**OBJECTIVE**
Work out how many lines in the listing below include the word "LaTeX"; answer with the number alone.

(Stored data)

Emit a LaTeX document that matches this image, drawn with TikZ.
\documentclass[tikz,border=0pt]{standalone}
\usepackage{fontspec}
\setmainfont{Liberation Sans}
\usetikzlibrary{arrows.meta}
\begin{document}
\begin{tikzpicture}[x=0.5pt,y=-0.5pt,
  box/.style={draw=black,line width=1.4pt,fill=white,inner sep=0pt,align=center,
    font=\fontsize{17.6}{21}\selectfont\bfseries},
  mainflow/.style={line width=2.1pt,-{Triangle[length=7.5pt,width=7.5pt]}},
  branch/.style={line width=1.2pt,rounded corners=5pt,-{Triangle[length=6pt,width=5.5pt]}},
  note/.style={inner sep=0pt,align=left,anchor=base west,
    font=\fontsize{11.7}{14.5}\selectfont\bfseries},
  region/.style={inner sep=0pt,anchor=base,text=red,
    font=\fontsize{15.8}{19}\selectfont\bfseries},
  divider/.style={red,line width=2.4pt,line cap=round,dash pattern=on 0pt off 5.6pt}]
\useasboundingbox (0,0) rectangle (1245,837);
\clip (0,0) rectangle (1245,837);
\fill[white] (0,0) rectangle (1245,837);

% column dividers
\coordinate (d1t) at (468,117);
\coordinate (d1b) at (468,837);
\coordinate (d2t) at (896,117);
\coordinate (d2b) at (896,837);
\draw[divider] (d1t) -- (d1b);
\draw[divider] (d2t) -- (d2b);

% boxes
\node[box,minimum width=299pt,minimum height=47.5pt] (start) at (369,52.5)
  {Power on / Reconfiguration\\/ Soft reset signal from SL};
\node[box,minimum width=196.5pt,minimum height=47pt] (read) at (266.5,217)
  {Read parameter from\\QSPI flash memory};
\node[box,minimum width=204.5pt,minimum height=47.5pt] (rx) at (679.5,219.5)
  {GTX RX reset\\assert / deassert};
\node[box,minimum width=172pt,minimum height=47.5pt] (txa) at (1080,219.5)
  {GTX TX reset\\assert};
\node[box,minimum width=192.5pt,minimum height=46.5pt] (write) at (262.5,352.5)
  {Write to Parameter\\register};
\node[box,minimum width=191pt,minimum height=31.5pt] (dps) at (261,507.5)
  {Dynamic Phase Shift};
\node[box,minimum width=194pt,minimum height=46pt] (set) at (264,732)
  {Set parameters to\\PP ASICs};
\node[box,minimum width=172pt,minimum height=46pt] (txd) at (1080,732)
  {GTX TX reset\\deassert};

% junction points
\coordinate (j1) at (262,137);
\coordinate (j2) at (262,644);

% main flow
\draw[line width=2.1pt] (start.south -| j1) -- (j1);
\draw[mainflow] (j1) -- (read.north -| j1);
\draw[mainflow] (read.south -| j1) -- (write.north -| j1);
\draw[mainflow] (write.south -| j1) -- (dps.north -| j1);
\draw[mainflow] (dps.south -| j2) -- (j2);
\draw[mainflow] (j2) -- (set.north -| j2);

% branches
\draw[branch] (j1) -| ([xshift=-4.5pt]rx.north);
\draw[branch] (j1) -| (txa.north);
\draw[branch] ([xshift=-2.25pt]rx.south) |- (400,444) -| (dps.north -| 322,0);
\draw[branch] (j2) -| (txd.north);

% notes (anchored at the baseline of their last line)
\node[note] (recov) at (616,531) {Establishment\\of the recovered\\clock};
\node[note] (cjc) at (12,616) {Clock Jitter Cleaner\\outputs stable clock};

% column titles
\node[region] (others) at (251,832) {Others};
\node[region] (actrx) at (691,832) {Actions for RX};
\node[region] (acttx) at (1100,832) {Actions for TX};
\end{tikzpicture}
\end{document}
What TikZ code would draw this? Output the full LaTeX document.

**ANSWER TO THE TASK**
2